The input:
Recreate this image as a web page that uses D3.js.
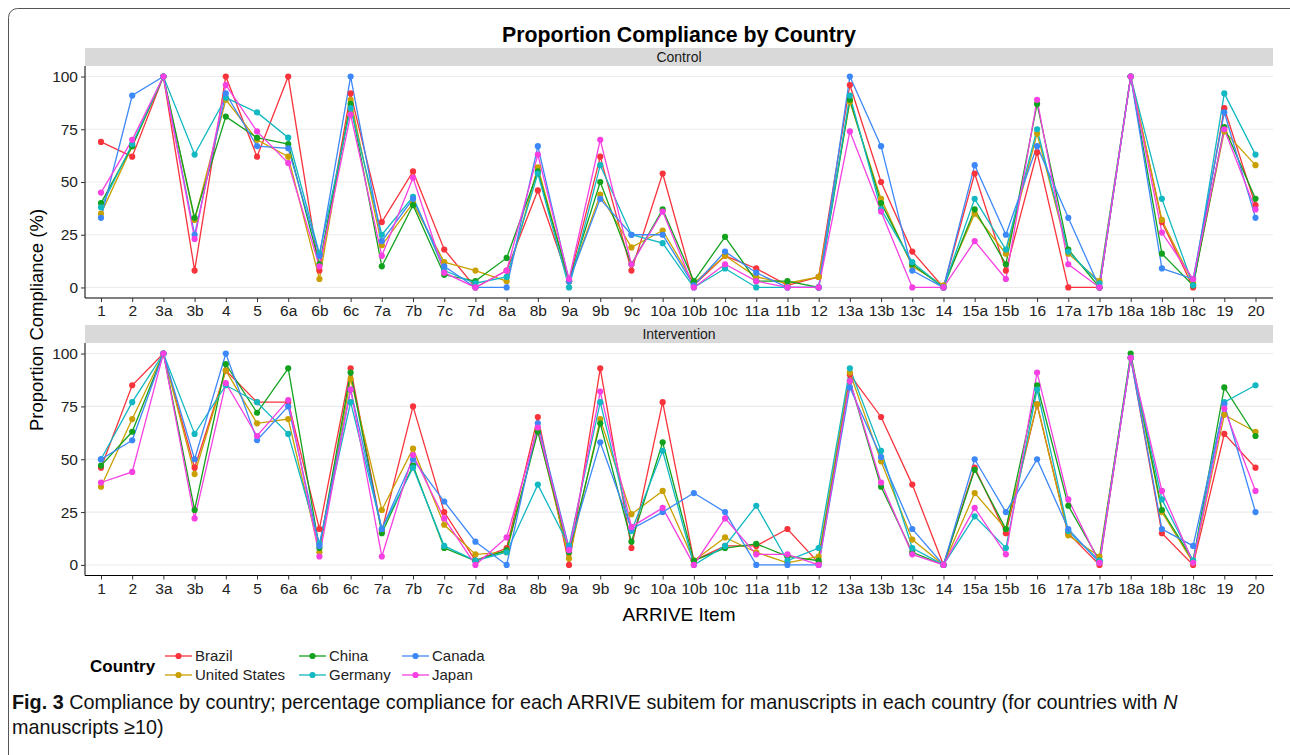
* * *
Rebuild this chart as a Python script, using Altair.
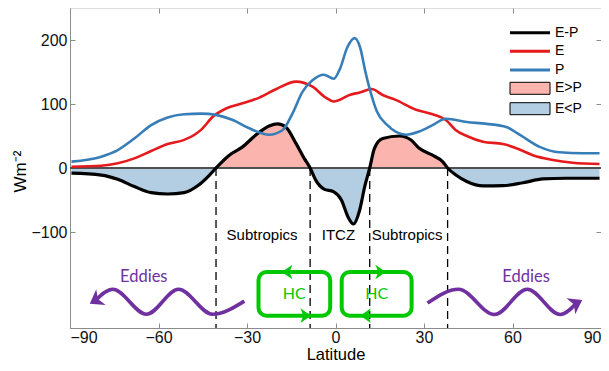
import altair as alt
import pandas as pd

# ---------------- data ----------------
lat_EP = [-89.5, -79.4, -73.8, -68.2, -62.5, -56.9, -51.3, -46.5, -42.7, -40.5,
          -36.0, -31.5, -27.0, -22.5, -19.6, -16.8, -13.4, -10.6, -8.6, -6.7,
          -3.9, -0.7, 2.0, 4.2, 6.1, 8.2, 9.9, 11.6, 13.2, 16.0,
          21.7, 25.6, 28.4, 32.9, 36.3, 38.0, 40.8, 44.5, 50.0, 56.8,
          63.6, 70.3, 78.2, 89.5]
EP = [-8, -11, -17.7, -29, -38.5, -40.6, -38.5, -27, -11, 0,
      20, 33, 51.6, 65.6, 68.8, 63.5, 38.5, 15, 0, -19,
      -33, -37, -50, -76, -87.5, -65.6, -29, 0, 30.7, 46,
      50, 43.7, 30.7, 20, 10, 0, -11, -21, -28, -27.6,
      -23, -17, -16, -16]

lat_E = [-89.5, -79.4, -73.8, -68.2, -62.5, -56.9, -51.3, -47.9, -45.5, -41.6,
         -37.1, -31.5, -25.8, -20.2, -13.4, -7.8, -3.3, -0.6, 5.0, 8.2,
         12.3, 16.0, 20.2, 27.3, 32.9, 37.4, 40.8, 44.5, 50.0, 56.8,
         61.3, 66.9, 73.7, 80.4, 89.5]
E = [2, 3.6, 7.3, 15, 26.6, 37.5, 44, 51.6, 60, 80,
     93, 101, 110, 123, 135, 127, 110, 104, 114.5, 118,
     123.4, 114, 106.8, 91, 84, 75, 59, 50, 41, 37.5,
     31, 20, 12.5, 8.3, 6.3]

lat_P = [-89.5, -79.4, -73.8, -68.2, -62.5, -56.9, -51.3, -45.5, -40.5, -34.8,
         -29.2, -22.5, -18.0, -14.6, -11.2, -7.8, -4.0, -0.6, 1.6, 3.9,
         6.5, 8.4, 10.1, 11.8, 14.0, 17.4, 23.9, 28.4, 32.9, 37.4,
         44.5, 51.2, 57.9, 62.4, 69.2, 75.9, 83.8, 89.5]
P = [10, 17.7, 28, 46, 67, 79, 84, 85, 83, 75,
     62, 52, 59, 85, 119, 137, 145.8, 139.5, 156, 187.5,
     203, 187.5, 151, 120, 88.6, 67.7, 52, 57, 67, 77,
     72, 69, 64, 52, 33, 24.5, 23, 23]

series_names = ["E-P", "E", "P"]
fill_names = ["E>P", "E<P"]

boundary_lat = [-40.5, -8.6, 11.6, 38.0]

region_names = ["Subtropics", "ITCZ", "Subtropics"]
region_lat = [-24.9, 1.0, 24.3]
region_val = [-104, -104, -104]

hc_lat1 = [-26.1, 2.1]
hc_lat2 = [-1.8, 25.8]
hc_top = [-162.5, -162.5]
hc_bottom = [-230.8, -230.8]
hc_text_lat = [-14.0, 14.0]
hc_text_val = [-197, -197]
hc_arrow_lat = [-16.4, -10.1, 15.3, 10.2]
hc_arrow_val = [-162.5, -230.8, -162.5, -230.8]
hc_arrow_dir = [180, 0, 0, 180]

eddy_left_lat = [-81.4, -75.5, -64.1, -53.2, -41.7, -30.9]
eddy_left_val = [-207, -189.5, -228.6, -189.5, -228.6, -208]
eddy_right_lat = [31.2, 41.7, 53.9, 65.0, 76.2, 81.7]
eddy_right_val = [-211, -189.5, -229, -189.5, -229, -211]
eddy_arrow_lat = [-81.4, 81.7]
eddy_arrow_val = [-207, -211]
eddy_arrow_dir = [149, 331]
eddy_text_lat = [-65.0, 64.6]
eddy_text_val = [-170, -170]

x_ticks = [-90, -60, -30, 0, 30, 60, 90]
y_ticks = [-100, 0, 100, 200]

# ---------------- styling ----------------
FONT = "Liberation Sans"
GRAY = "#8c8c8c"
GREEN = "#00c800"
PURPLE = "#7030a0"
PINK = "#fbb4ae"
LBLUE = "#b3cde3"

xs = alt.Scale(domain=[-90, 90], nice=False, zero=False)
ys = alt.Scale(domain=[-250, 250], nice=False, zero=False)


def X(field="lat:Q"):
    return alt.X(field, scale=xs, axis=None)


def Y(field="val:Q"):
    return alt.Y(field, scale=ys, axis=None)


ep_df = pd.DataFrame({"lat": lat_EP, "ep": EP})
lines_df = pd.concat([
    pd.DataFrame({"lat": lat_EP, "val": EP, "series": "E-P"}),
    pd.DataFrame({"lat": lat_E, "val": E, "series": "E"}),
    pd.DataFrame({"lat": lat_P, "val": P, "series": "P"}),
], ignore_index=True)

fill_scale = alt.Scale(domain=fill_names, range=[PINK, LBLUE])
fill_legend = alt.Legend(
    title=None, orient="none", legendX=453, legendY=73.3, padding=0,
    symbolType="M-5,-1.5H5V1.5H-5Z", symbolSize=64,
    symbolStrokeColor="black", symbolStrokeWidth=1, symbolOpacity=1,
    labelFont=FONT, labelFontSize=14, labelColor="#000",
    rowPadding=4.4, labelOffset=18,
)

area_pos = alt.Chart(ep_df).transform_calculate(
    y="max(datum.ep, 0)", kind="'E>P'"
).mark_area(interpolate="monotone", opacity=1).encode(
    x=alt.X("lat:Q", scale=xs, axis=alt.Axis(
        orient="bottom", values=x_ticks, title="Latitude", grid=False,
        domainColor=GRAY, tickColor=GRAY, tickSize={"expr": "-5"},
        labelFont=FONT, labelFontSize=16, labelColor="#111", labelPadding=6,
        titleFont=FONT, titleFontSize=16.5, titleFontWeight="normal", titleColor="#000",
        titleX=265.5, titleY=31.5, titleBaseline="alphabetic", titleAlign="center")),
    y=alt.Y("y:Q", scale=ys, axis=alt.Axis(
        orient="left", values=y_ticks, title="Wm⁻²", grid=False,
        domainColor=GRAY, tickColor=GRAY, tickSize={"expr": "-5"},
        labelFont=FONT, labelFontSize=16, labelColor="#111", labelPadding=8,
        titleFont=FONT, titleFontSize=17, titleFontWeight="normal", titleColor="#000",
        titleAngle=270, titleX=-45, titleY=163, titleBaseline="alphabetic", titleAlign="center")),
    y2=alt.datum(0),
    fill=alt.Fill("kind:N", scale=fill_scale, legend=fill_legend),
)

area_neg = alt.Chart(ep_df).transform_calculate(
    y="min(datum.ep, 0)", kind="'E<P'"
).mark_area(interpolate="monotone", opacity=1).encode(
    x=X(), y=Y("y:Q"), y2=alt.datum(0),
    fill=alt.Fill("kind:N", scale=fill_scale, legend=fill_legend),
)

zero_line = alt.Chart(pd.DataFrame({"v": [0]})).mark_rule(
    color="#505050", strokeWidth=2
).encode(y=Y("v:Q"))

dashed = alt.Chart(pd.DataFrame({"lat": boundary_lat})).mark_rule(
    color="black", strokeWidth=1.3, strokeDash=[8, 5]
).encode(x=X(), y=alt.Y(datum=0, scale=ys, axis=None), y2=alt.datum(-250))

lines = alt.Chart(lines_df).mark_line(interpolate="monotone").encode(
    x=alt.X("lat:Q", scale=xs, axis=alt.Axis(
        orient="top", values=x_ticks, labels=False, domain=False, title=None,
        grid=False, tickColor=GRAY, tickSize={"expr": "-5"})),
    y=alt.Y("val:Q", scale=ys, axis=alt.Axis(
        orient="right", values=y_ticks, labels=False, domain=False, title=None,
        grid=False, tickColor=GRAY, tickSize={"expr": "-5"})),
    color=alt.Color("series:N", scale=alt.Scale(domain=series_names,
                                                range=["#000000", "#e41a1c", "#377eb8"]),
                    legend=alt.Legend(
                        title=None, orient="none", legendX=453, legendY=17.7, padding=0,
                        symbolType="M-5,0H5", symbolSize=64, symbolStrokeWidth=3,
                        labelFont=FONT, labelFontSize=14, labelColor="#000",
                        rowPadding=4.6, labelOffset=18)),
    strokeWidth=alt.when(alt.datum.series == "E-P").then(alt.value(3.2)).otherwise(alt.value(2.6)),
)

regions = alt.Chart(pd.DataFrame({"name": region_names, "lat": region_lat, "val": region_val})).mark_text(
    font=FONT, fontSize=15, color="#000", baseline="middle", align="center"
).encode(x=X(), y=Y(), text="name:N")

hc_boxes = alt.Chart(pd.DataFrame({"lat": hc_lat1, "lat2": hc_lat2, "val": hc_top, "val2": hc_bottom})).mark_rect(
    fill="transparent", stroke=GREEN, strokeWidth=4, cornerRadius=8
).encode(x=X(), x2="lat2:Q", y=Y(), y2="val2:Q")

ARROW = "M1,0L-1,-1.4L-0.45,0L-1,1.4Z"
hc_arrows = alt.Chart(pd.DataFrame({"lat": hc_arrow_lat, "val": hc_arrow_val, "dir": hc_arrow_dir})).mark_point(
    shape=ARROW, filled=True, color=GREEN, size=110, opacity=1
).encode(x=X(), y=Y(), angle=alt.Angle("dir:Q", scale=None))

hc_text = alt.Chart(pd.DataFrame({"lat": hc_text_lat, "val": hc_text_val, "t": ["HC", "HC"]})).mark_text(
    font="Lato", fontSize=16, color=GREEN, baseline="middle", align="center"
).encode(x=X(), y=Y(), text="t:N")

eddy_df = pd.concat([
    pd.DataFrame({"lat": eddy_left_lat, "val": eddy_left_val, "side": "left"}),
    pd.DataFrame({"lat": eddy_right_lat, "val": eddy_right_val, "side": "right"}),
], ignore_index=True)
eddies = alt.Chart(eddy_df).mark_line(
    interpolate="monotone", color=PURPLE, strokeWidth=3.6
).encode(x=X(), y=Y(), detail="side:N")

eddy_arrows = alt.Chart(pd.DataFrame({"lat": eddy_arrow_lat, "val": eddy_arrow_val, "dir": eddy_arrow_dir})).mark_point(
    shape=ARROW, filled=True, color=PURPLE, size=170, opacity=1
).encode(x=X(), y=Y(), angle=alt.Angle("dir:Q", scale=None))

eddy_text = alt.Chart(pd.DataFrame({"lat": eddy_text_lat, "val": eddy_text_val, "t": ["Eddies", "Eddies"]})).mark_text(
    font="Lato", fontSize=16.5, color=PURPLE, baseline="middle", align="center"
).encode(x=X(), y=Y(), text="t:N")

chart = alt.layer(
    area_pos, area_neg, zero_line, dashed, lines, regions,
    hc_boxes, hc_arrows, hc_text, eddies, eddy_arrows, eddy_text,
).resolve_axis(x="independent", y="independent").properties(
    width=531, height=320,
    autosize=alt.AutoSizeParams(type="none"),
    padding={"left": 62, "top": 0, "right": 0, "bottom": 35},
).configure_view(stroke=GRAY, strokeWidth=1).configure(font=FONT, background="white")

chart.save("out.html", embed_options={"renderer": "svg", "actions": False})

Stated goal: Exactly the lines starting at the line containing "Rebuild this chart" and ending at the line containing "-23, -17, -16, -16]" should be transcribed, both included; omit the pictures.

The reply:
Rebuild this chart as a Python script, using Altair.
import altair as alt
import pandas as pd

# ---------------- data ----------------
lat_EP = [-89.5, -79.4, -73.8, -68.2, -62.5, -56.9, -51.3, -46.5, -42.7, -40.5,
          -36.0, -31.5, -27.0, -22.5, -19.6, -16.8, -13.4, -10.6, -8.6, -6.7,
          -3.9, -0.7, 2.0, 4.2, 6.1, 8.2, 9.9, 11.6, 13.2, 16.0,
          21.7, 25.6, 28.4, 32.9, 36.3, 38.0, 40.8, 44.5, 50.0, 56.8,
          63.6, 70.3, 78.2, 89.5]
EP = [-8, -11, -17.7, -29, -38.5, -40.6, -38.5, -27, -11, 0,
      20, 33, 51.6, 65.6, 68.8, 63.5, 38.5, 15, 0, -19,
      -33, -37, -50, -76, -87.5, -65.6, -29, 0, 30.7, 46,
      50, 43.7, 30.7, 20, 10, 0, -11, -21, -28, -27.6,
      -23, -17, -16, -16]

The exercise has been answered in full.